A brief retrospective of my submission for Kaggle data science competition that forecasts inventory demand for Grupo Bimbo.
Grupo Bimbo is a bakery product manufacturing company that supplies bread and bakery products to its clients in Mexico on a weekly basis. Usually the sales agent calculates the supply for each product for each store. Each transaction consists of sales and returns. Returns are the products that are unsold and expired. The demand for a product in a certain week is defined as the sales this week subtracted by the return next week. In this competition, the objective is to forecast the demand of a product for a given week, at a particular store.
The training and test data sets along with related tables are as shown below. More details about the dataset is available here
My solution was based on Apache Spark ML pipelines and coded in Scala. I started with Spark 1.6.2. During the course of this project Spark 2.0 was released, so I migrated the code over to Spark 2.0. The spark jobs were executed on AWS EMR cluster. Input data files for the job resides at S3 and outputs written to S3 as well. The EMR cluster was 8 node cluster running on r3xlarge EC2 instances. A combination of on demand and spot instances were used. The Scala code for this project is available in GitHub
- From the dataset the following features were available straight away – Semana, Agencia_ID, Canal_ID, Ruta_SAK, Cliente_ID, Producto_ID.
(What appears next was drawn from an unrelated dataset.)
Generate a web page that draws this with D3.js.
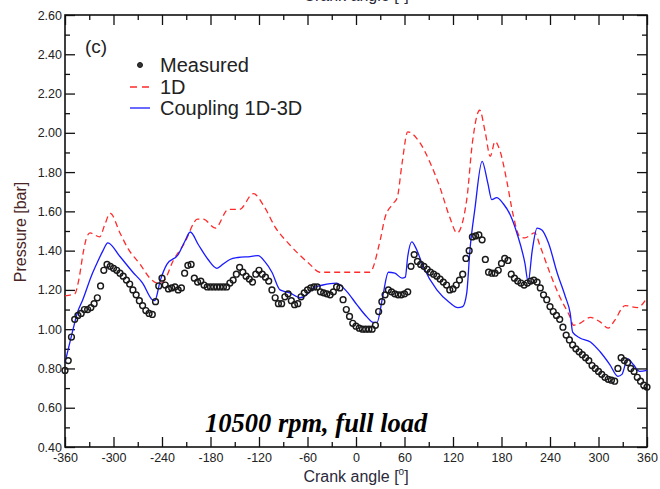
<!DOCTYPE html>
<html>
<head>
<meta charset="utf-8">
<script src="https://cdn.jsdelivr.net/npm/d3@7"></script>
<style>
  html, body { margin: 0; padding: 0; background: #fff; }
  svg { display: block; }
  .tick text { font-family: "Liberation Sans", Arial, sans-serif; font-size: 12.5px; fill: #222; }
</style>
</head>
<body>
<svg id="chart" width="660" height="489"></svg>
<script>
// Crank-angle axis ticks and pressure axis ticks
const xMajorTicks = [-360, -300, -240, -180, -120, -60, 0, 60, 120, 180, 240, 300, 360];
const xMinorTicks = [-330, -270, -210, -150, -90, -30, 30, 90, 150, 210, 270, 330];
const yMajorTicks = [0.4, 0.6, 0.8, 1.0, 1.2, 1.4, 1.6, 1.8, 2.0, 2.2, 2.4, 2.6];
const yMinorTicks = [0.5, 0.7, 0.9, 1.1, 1.3, 1.5, 1.7, 1.9, 2.1, 2.3, 2.5];

// Measured pressure, sampled every 4 degrees from -360 to 360
const measuredAngle = d3.range(-360, 361, 4);
const measuredPressure = [
  0.79, 0.84, 0.96, 1.05, 1.07, 1.08, 1.10, 1.10, 1.11, 1.13,
  1.16, 1.22, 1.30, 1.33, 1.32, 1.31, 1.30, 1.285, 1.27, 1.25,
  1.23, 1.20, 1.175, 1.145, 1.12, 1.095, 1.08, 1.075, 1.14, 1.22,
  1.26, 1.225, 1.205, 1.21, 1.215, 1.20, 1.21, 1.285, 1.325, 1.33,
  1.26, 1.24, 1.245, 1.225, 1.215, 1.215, 1.215, 1.215, 1.215, 1.215,
  1.215, 1.235, 1.25, 1.28, 1.315, 1.29, 1.27, 1.255, 1.24, 1.28,
  1.30, 1.28, 1.265, 1.245, 1.20, 1.16, 1.13, 1.13, 1.165, 1.18,
  1.145, 1.125, 1.13, 1.165, 1.185, 1.20, 1.21, 1.215, 1.215, 1.19,
  1.185, 1.18, 1.175, 1.19, 1.215, 1.21, 1.15, 1.10, 1.065, 1.03,
  1.015, 1.005, 1.0, 1.0, 1.0, 1.0, 1.02, 1.09, 1.14, 1.175,
  1.20, 1.19, 1.18, 1.175, 1.175, 1.18, 1.19, 1.32, 1.38, 1.345,
  1.33, 1.32, 1.305, 1.29, 1.28, 1.27, 1.255, 1.24, 1.225, 1.20,
  1.205, 1.225, 1.25, 1.28, 1.36, 1.40, 1.47, 1.475, 1.48, 1.455,
  1.355, 1.29, 1.285, 1.285, 1.30, 1.335, 1.36, 1.35, 1.28, 1.26,
  1.245, 1.235, 1.225, 1.235, 1.245, 1.25, 1.24, 1.21, 1.175, 1.15,
  1.115, 1.09, 1.07, 1.05, 1.01, 0.97, 0.945, 0.92, 0.90, 0.885,
  0.87, 0.855, 0.84, 0.815, 0.80, 0.785, 0.77, 0.755, 0.745, 0.74,
  0.735, 0.80, 0.855, 0.84, 0.83, 0.80, 0.785, 0.755, 0.735, 0.715,
  0.705
];

// 1D simulation
const oneDAngle = [
  -360, -348, -343, -337, -333, -329, -317, -311, -304, -292,
  -282, -267, -255, -246, -239, -226, -212, -196, -189, -174,
  -158, -144, -127, -113, -100, -82, -57, -45, -11, 17,
  30, 36, 46, 51, 57, 64, 79, 92, 104, 116,
  125, 137, 144, 153, 160, 166, 172, 178, 187, 194,
  203, 209, 221, 228, 240, 252, 265, 269, 277, 290,
  302, 312, 320, 333, 348, 360
];
const oneDPressure = [
  1.17, 1.18, 1.25, 1.40, 1.47, 1.49, 1.47, 1.53, 1.59, 1.49,
  1.41, 1.33, 1.26, 1.235, 1.24, 1.35, 1.44, 1.56, 1.56, 1.515,
  1.61, 1.61, 1.69, 1.62, 1.52, 1.43, 1.33, 1.29, 1.29, 1.29,
  1.455, 1.57, 1.64, 1.67, 1.845, 2.005, 1.95, 1.845, 1.72, 1.57,
  1.49, 1.66, 1.95, 2.115, 2.0, 1.88, 1.955, 1.91, 1.745, 1.59,
  1.47, 1.465, 1.49, 1.42, 1.285, 1.165, 1.06, 1.02, 1.03, 1.06,
  1.037, 1.005, 1.045, 1.12, 1.11, 1.16
];

// Coupled 1D-3D simulation
const couplingAngle = [
  -360, -350, -345, -338, -327, -320, -313, -307, -292, -276,
  -264, -252, -249, -242, -234, -220, -212, -205, -195, -183,
  -172, -165, -156, -146, -131, -121, -113, -104, -94, -82,
  -69, -61, -53, -41, -24, -11, 1, 14, 21, 26,
  33, 40, 48, 57, 61, 64, 69, 75, 83, 100,
  116, 126, 132, 137, 141, 147, 156, 163, 168, 174,
  182, 191, 199, 209, 213, 218, 224, 230, 238, 249,
  259, 265, 268, 277, 290, 302, 314, 324, 329, 336,
  343, 351, 360
];
const couplingPressure = [
  0.83, 1.0, 1.08, 1.15, 1.275, 1.34, 1.40, 1.44, 1.37, 1.29,
  1.235, 1.15, 1.145, 1.25, 1.33, 1.38, 1.445, 1.495, 1.43, 1.355,
  1.31, 1.33, 1.355, 1.365, 1.37, 1.375, 1.345, 1.29, 1.20, 1.185,
  1.16, 1.175, 1.21, 1.225, 1.235, 1.19, 1.125, 1.06, 1.035, 1.035,
  1.165, 1.29, 1.285, 1.26, 1.265, 1.37, 1.445, 1.405, 1.32, 1.20,
  1.135, 1.11, 1.115, 1.185, 1.405, 1.61, 1.855, 1.745, 1.66, 1.67,
  1.64, 1.58, 1.49, 1.335, 1.24, 1.40, 1.515, 1.505, 1.44, 1.285,
  1.165, 1.08, 0.985, 0.955, 0.935, 0.885, 0.82, 0.76, 0.77, 0.85,
  0.82, 0.785, 0.79
];

const legendLabels = ["Measured", "1D", "Coupling 1D-3D"];
const panelTag = "(c)";
const conditionText = "10500 rpm, full load";

const svg = d3.select("#chart");
const W = 660, H = 489;
const m = { left: 65, right: 13, top: 15, bottom: 42 };

const x = d3.scaleLinear().domain([-360, 360]).range([m.left, W - m.right]);
const y = d3.scaleLinear().domain([0.4, 2.6]).range([H - m.bottom, m.top]);

const font = '"Liberation Sans", Arial, sans-serif';

// Axes: inward ticks on all four sides
function strip(g) { g.select(".domain").remove(); g.selectAll(".tick line").attr("stroke", "#111").attr("stroke-width", 1.3); }

svg.append("g").attr("transform", `translate(0,${y(0.4)})`)
  .call(d3.axisBottom(x).tickValues(xMajorTicks).tickSize(-10).tickPadding(6).tickFormat(d => String(d)))
  .call(strip);
svg.append("g").attr("transform", `translate(0,${y(0.4)})`)
  .call(d3.axisBottom(x).tickValues(xMinorTicks).tickSize(-5).tickFormat(""))
  .call(strip);
svg.append("g").attr("transform", `translate(0,${y(2.6)})`)
  .call(d3.axisTop(x).tickValues(xMajorTicks).tickSize(-10).tickFormat(""))
  .call(strip);
svg.append("g").attr("transform", `translate(0,${y(2.6)})`)
  .call(d3.axisTop(x).tickValues(xMinorTicks).tickSize(-5).tickFormat(""))
  .call(strip);
svg.append("g").attr("transform", `translate(${x(-360)},0)`)
  .call(d3.axisLeft(y).tickValues(yMajorTicks).tickSize(-10).tickPadding(3).tickFormat(d3.format(".2f")))
  .call(strip);
svg.append("g").attr("transform", `translate(${x(-360)},0)`)
  .call(d3.axisLeft(y).tickValues(yMinorTicks).tickSize(-5).tickFormat(""))
  .call(strip);
svg.append("g").attr("transform", `translate(${x(360)},0)`)
  .call(d3.axisRight(y).tickValues(yMajorTicks).tickSize(-10).tickFormat(""))
  .call(strip);
svg.append("g").attr("transform", `translate(${x(360)},0)`)
  .call(d3.axisRight(y).tickValues(yMinorTicks).tickSize(-5).tickFormat(""))
  .call(strip);

// Plot frame
svg.append("rect")
  .attr("x", x(-360)).attr("y", y(2.6))
  .attr("width", x(360) - x(-360)).attr("height", y(0.4) - y(2.6))
  .attr("fill", "none").attr("stroke", "#111").attr("stroke-width", 1.6);

// Simulated curves
const line = d3.line().x(d => x(d[0])).y(d => y(d[1])).curve(d3.curveMonotoneX);

svg.append("path")
  .datum(oneDAngle.map((a, i) => [a, oneDPressure[i]]))
  .attr("d", line)
  .attr("fill", "none").attr("stroke", "#ff2a2a").attr("stroke-width", 1.3)
  .attr("stroke-dasharray", "6,4");

svg.append("path")
  .datum(couplingAngle.map((a, i) => [a, couplingPressure[i]]))
  .attr("d", line)
  .attr("fill", "none").attr("stroke", "#1a1aff").attr("stroke-width", 1.3);

// Measured points
svg.append("g").selectAll("circle")
  .data(measuredAngle.map((a, i) => [a, measuredPressure[i]]))
  .join("circle")
  .attr("cx", d => x(d[0])).attr("cy", d => y(d[1])).attr("r", 2.9)
  .attr("fill", "none").attr("stroke", "#1a1a1a").attr("stroke-width", 1.45);

// Panel tag and legend
svg.append("text").attr("x", 85).attr("y", 53)
  .attr("font-family", font).attr("font-size", 19).attr("fill", "#222").text(panelTag);

const lg = svg.append("g");
const rowY = [65, 87, 108];
lg.append("circle").attr("cx", 140).attr("cy", rowY[0]).attr("r", 2.5)
  .attr("fill", "#333").attr("stroke", "#1a1a1a").attr("stroke-width", 1);
lg.append("line").attr("x1", 130).attr("x2", 150).attr("y1", rowY[1]).attr("y2", rowY[1])
  .attr("stroke", "#ff2a2a").attr("stroke-width", 1.3).attr("stroke-dasharray", "7,5");
lg.append("line").attr("x1", 130).attr("x2", 150).attr("y1", rowY[2]).attr("y2", rowY[2])
  .attr("stroke", "#1a1aff").attr("stroke-width", 1.3);
legendLabels.forEach((t, i) => {
  lg.append("text").attr("x", 160).attr("y", rowY[i] + 7)
    .attr("font-family", font).attr("font-size", 20).attr("fill", "#222").text(t);
});

// Operating condition
svg.append("text").attr("x", 205).attr("y", 432)
  .attr("font-family", '"Liberation Serif", "Times New Roman", serif')
  .attr("font-size", 26.5).attr("font-weight", "bold").attr("font-style", "italic")
  .attr("fill", "#000").text(conditionText);

// Axis titles (the upper one belongs to the panel above and runs off the top edge)
function crankTitle(yPos) {
  const t = svg.append("text").attr("x", x(0)).attr("y", yPos).attr("text-anchor", "middle")
    .attr("font-family", font).attr("font-size", 16).attr("fill", "#2a2a3a");
  t.append("tspan").text("Crank angle [");
  t.append("tspan").attr("font-size", 10).attr("dy", -7).text("o");
  t.append("tspan").attr("dy", 7).text("]");
}
crankTitle(482);
crankTitle(0.5);

svg.append("text")
  .attr("transform", `translate(26,${(y(0.4) + y(2.6)) / 2 + 1}) rotate(-90)`)
  .attr("text-anchor", "middle")
  .attr("font-family", font).attr("font-size", 16).attr("fill", "#4a2525")
  .text("Pressure [bar]");
</script>
</body>
</html>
- Zip code was derived by joining train/test dataset with town dataset and sub stringing the town description
- The training/test data set was grouped by Agencia_ID, Canal_ID, Ruta_SAK, Cliente_ID, Producto_ID respectively and standard deviation of Venta_uni_hoy, Venta_hoy, Dev_uni_proxima, Dev_proxima was derived as features (20 features)
- The training/test data set was again grouped this time as combination of two of Agencia_ID, Canal_ID, Ruta_SAK, Cliente_ID and Producto_ID. The standard deviation of Venta_uni_hoy, Venta_hoy, Dev_uni_proxima, Dev_proxima was derived as set of 40 additional features.
- In total there were 67 features to predict Demanda_uni_equil (label)
The label to be predicted – Demanda_uni_equil isa continuous numeric value, so regression algorithms from Spark’s Scala libraries were used. Three different regression algorithms were used with various parameters – Linear Regression, Random Forest and Gradient-Boosted Trees.
Out of the three algorithms, Linear Regression was ruled out early in the project due to lower accuracy and longer execution time. This indicated that the predictor features set vectors and the predicted label do not exhibit linear relationship.
Random Forest Regression performed the best among the three algorithms although not as accurate. The best outcome for Random Forest was achieved by tuning the algorithm to maxBins=[32,50], maxDepth=10 and maxIterations=20.
The best possible accuracy for my submission came from Gradient-Boosted Trees (GBT). The performance of GBT algorithm was better than linear regression although not as fast as random forest regressor. The best outcome for GBT was achieved by tuning the algorithm to maxBins=[70,90], maxDepth=10, maxIterations=20.
Overall for my submission I found Random Forest regression to be the fastest while GBT closest to expected outcome.